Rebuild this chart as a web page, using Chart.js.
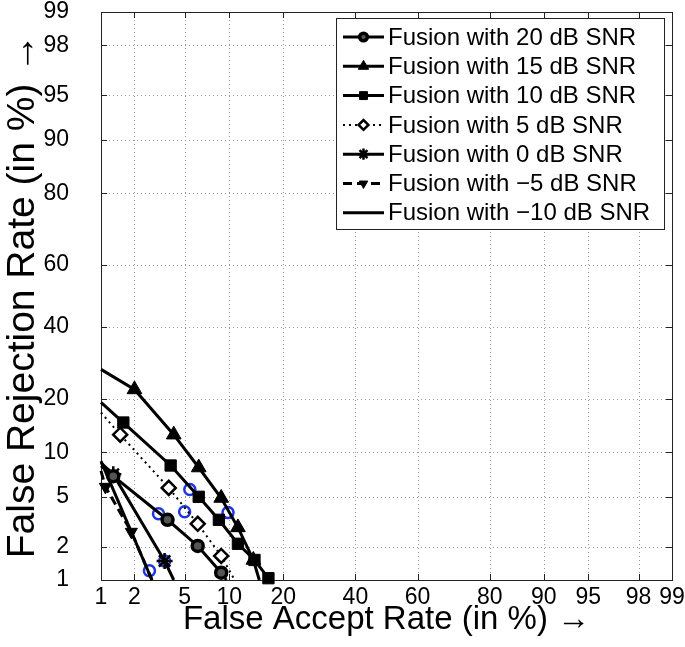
<!DOCTYPE html>
<html>
<head>
<title>DET curves - fusion at different SNR</title>
<script src="https://cdn.jsdelivr.net/npm/chart.js"></script>
<style>
  body { margin: 0; background: #fff; }
  canvas { display: block; }
</style>
</head>
<body>
<canvas id="det" width="685" height="647"></canvas>
<script>
// tick positions (in %) used on both normal-deviate axes
const tickPercents = [1, 2, 5, 10, 20, 40, 60, 80, 90, 95, 98, 99];

const seriesLabels = [
    'Fusion with 20 dB SNR',
    'Fusion with 15 dB SNR',
    'Fusion with 10 dB SNR',
    'Fusion with 5 dB SNR',
    'Fusion with 0 dB SNR',
    'Fusion with \u22125 dB SNR',
    'Fusion with \u221210 dB SNR'
];

// false accept / false rejection rates in %
// (first and last point are where the curve meets the frame)
const far20 = [1.0, 1.3, 3.72, 6.2, 8.9, 9.6];
const frr20 = [8.2, 7.0, 3.34, 2.03, 1.17, 1.0];
const far15 = [1.0, 2.0, 4.15, 6.3, 8.9, 11.3, 13.9, 15.0];
const frr15 = [27.4, 22.2, 12.8, 8.0, 4.9, 2.9, 1.53, 1.0];
const far10 = [1.0, 1.6, 3.93, 6.3, 8.6, 11.3, 14.1, 16.8, 17.0];
const frr10 = [19.2, 15.0, 8.25, 5.0, 3.34, 2.12, 1.53, 1.04, 1.0];
const far5 = [1.0, 1.5, 3.8, 6.2, 8.9, 10.8];
const frr5 = [17.0, 12.8, 5.8, 3.1, 1.66, 1.0];
const far0 = [1.0, 1.3, 3.53, 4.15];
const frr0 = [8.6, 7.2, 1.5, 1.0];
const farM5 = [1.0, 1.1, 1.88, 2.8];
const frrM5 = [7.6, 5.9, 2.67, 1.0];
const farM10 = [1.0, 2.8];
const frrM10 = [8.8, 1.0];

// operating points marked with blue circles
const farOp = [3.16, 9.83, 5.45, 5.0, 3.53, 2.67];
const frrOp = [3.72, 3.8, 5.64, 3.86, 1.5, 1.22];

// inverse normal CDF (Acklam)
function probit(p) {
    const a = [-3.969683028665376e+01, 2.209460984245205e+02, -2.759285104469687e+02, 1.383577518672690e+02, -3.066479806614716e+01, 2.506628277459239e+00];
    const b = [-5.447609879822406e+01, 1.615858368580409e+02, -1.556989798598866e+02, 6.680131188771972e+01, -1.328068155288572e+01];
    const c = [-7.784894002430293e-03, -3.223964580411365e-01, -2.400758277161838e+00, -2.549732539343734e+00, 4.374664141464968e+00, 2.938163982698783e+00];
    const d = [7.784695709041462e-03, 3.224671290700398e-01, 2.445134137142996e+00, 3.754408661907416e+00];
    const pl = 0.02425;
    let q, r;
    if (p < pl) {
        q = Math.sqrt(-2 * Math.log(p));
        return (((((c[0]*q+c[1])*q+c[2])*q+c[3])*q+c[4])*q+c[5]) / ((((d[0]*q+d[1])*q+d[2])*q+d[3])*q+1);
    }
    if (p > 1 - pl) {
        q = Math.sqrt(-2 * Math.log(1 - p));
        return -(((((c[0]*q+c[1])*q+c[2])*q+c[3])*q+c[4])*q+c[5]) / ((((d[0]*q+d[1])*q+d[2])*q+d[3])*q+1);
    }
    q = p - 0.5; r = q * q;
    return (((((a[0]*r+a[1])*r+a[2])*r+a[3])*r+a[4])*r+a[5])*q / (((((b[0]*r+b[1])*r+b[2])*r+b[3])*r+b[4])*r+1);
}

const toPoints = (far, frr) => far.map((v, i) => ({x: probit(v / 100), y: probit(frr[i] / 100)}));

// no marker on the frame end points
const innerRadius = r => ctx => {
    const n = ctx.dataset.data.length;
    return (ctx.dataIndex === 0 || ctx.dataIndex === n - 1) ? 0 : r;
};

const FONT = '"Liberation Sans", Helvetica, Arial, sans-serif';

function curve(label, far, frr, style) {
    return Object.assign({
        label: label,
        data: toPoints(far, frr),
        showLine: true,
        borderColor: 'black',
        borderWidth: 3,
        pointBorderColor: 'black',
        pointBackgroundColor: 'black',
        pointBorderWidth: 1,
        pointRadius: 0,
        tension: 0,
        clip: false
    }, style);
}

const datasets = [
    curve(seriesLabels[0], far20, frr20, {pointStyle: 'circle', pointRadius: innerRadius(5.5), pointBackgroundColor: '#555', pointBorderWidth: 3.5}),
    curve(seriesLabels[1], far15, frr15, {pointStyle: 'triangle', pointRadius: innerRadius(8.5)}),
    curve(seriesLabels[2], far10, frr10, {pointStyle: 'rect', pointRadius: innerRadius(8)}),
    curve(seriesLabels[3], far5, frr5, {pointStyle: 'rectRot', pointRadius: innerRadius(7), pointBackgroundColor: 'white', pointBorderWidth: 2.5, borderWidth: 2, borderDash: [2, 4]}),
    curve(seriesLabels[4], far0, frr0, {pointStyle: 'star', pointRadius: innerRadius(8), pointBorderWidth: 2.5}),
    curve(seriesLabels[5], farM5, frrM5, {pointStyle: 'triangle', pointRotation: 180, pointRadius: innerRadius(7), borderDash: [9, 5]}),
    curve(seriesLabels[6], farM10, frrM10, {}),
    {
        label: 'operating points',
        data: toPoints(farOp, frrOp),
        showLine: false,
        pointStyle: 'circle',
        pointRadius: 5.5,
        pointBorderWidth: 2.5,
        pointBorderColor: '#1f35e0',
        pointBackgroundColor: 'rgba(0,0,0,0)',
        clip: false
    }
];

const pMin = probit(0.01), pMax = probit(0.99);

function axis(titleText, titleSize, fitKey, fitVal, titlePad, tickPad) {
    return {
        type: 'linear',
        min: pMin,
        max: pMax,
        afterBuildTicks: scale => { scale.ticks = tickPercents.map(p => ({value: probit(p / 100)})); },
        afterFit: scale => {
            scale[fitKey] = fitVal;
            scale.paddingTop = 0; scale.paddingBottom = 0;
            scale.paddingLeft = 0; scale.paddingRight = 0;
        },
        ticks: {
            autoSkip: false,
            maxRotation: 0,
            padding: tickPad,
            color: 'black',
            font: {family: FONT, size: 23},
            callback: (v, i) => tickPercents[i]
        },
        grid: {display: false, drawTicks: false},
        border: {display: false},
        title: {
            display: true,
            text: titleText,
            color: 'black',
            font: {family: FONT, size: titleSize},
            padding: titlePad
        }
    };
}

// dotted grid, box and inward tick marks, matlab style
const frame = {
    id: 'frame',
    beforeDatasetsDraw(chart) {
        const {ctx, chartArea: {left, right, top, bottom}, scales: {x, y}} = chart;
        ctx.save();
        ctx.strokeStyle = '#9a9a9a';
        ctx.lineWidth = 1;
        ctx.setLineDash([1, 3]);
        x.ticks.forEach(t => {
            const px = Math.round(x.getPixelForValue(t.value)) + 0.5;
            ctx.beginPath(); ctx.moveTo(px, top); ctx.lineTo(px, bottom); ctx.stroke();
        });
        y.ticks.forEach(t => {
            const py = Math.round(y.getPixelForValue(t.value)) + 0.5;
            ctx.beginPath(); ctx.moveTo(left, py); ctx.lineTo(right, py); ctx.stroke();
        });
        ctx.setLineDash([]);
        ctx.strokeStyle = '#222';
        const tl = 6;
        x.ticks.forEach(t => {
            const px = Math.round(x.getPixelForValue(t.value)) + 0.5;
            ctx.beginPath();
            ctx.moveTo(px, bottom); ctx.lineTo(px, bottom - tl);
            ctx.moveTo(px, top); ctx.lineTo(px, top + tl);
            ctx.stroke();
        });
        y.ticks.forEach(t => {
            const py = Math.round(y.getPixelForValue(t.value)) + 0.5;
            ctx.beginPath();
            ctx.moveTo(left, py); ctx.lineTo(left + tl, py);
            ctx.moveTo(right, py); ctx.lineTo(right - tl, py);
            ctx.stroke();
        });
        ctx.strokeRect(Math.round(left) + 0.5, Math.round(top) + 0.5, Math.round(right - left), Math.round(bottom - top));
        ctx.restore();
    }
};

// boxed legend in the upper right corner with line + marker samples
const boxLegend = {
    id: 'boxLegend',
    afterDraw(chart) {
        const ctx = chart.ctx;
        const bx = 336, by = 18, bw = 328, bh = 211;
        const rowH = 29.3, firstRow = by + 19;
        ctx.save();
        ctx.fillStyle = 'white';
        ctx.fillRect(bx, by, bw, bh);
        ctx.strokeStyle = '#222';
        ctx.lineWidth = 1;
        ctx.strokeRect(bx + 0.5, by + 0.5, bw, bh);
        ctx.font = '24px ' + FONT;
        ctx.textBaseline = 'middle';
        chart.data.datasets.slice(0, 7).forEach((ds, i) => {
            const cy = firstRow + i * rowH;
            ctx.strokeStyle = ds.borderColor;
            ctx.lineWidth = ds.borderWidth;
            ctx.setLineDash(ds.borderDash || []);
            ctx.beginPath(); ctx.moveTo(343, cy); ctx.lineTo(384, cy); ctx.stroke();
            ctx.setLineDash([]);
            if (ds.pointStyle) {
                const r = typeof ds.pointRadius === 'function' ? ds.pointRadius({dataIndex: 1, dataset: ds}) : ds.pointRadius;
                ctx.fillStyle = ds.pointBackgroundColor;
                ctx.strokeStyle = ds.pointBorderColor;
                ctx.lineWidth = ds.pointBorderWidth;
                Chart.helpers.drawPoint(ctx, {
                    pointStyle: ds.pointStyle,
                    rotation: ds.pointRotation || 0,
                    radius: r * 0.7,
                    borderWidth: ds.pointBorderWidth
                }, 363.5, cy);
            }
            ctx.fillStyle = 'black';
            ctx.fillText(ds.label, 388, cy + 1);
        });
        ctx.restore();
    }
};

new Chart(document.getElementById('det'), {
    type: 'scatter',
    data: {datasets: datasets},
    options: {
        responsive: false,
        animation: false,
        devicePixelRatio: 1,
        layout: {padding: {top: 12, right: 13, left: 0, bottom: 0}},
        plugins: {
            legend: {display: false},
            tooltip: {enabled: false}
        },
        scales: {
            x: axis('False Accept Rate (in %) \u2192', 33, 'height', 67, {top: 7, bottom: 7}, 4),
            y: axis('False Rejection Rate (in %) \u2192', 39, 'width', 101, {top: 0, bottom: 0}, 32)
        }
    },
    plugins: [frame, boxLegend]
});
</script>
</body>
</html>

Stated exercise: Starting at the first line of the material, output exactly the lines up to and including the one with "const frrOp = [3.72, 3.8, 5.64, 3.86, 1.5, 1.22];". Do not include the pictures.

Answer:
Rebuild this chart as a web page, using Chart.js.
<!DOCTYPE html>
<html>
<head>
<title>DET curves - fusion at different SNR</title>
<script src="https://cdn.jsdelivr.net/npm/chart.js"></script>
<style>
  body { margin: 0; background: #fff; }
  canvas { display: block; }
</style>
</head>
<body>
<canvas id="det" width="685" height="647"></canvas>
<script>
// tick positions (in %) used on both normal-deviate axes
const tickPercents = [1, 2, 5, 10, 20, 40, 60, 80, 90, 95, 98, 99];

const seriesLabels = [
    'Fusion with 20 dB SNR',
    'Fusion with 15 dB SNR',
    'Fusion with 10 dB SNR',
    'Fusion with 5 dB SNR',
    'Fusion with 0 dB SNR',
    'Fusion with \u22125 dB SNR',
    'Fusion with \u221210 dB SNR'
];

// false accept / false rejection rates in %
// (first and last point are where the curve meets the frame)
const far20 = [1.0, 1.3, 3.72, 6.2, 8.9, 9.6];
const frr20 = [8.2, 7.0, 3.34, 2.03, 1.17, 1.0];
const far15 = [1.0, 2.0, 4.15, 6.3, 8.9, 11.3, 13.9, 15.0];
const frr15 = [27.4, 22.2, 12.8, 8.0, 4.9, 2.9, 1.53, 1.0];
const far10 = [1.0, 1.6, 3.93, 6.3, 8.6, 11.3, 14.1, 16.8, 17.0];
const frr10 = [19.2, 15.0, 8.25, 5.0, 3.34, 2.12, 1.53, 1.04, 1.0];
const far5 = [1.0, 1.5, 3.8, 6.2, 8.9, 10.8];
const frr5 = [17.0, 12.8, 5.8, 3.1, 1.66, 1.0];
const far0 = [1.0, 1.3, 3.53, 4.15];
const frr0 = [8.6, 7.2, 1.5, 1.0];
const farM5 = [1.0, 1.1, 1.88, 2.8];
const frrM5 = [7.6, 5.9, 2.67, 1.0];
const farM10 = [1.0, 2.8];
const frrM10 = [8.8, 1.0];

// operating points marked with blue circles
const farOp = [3.16, 9.83, 5.45, 5.0, 3.53, 2.67];
const frrOp = [3.72, 3.8, 5.64, 3.86, 1.5, 1.22];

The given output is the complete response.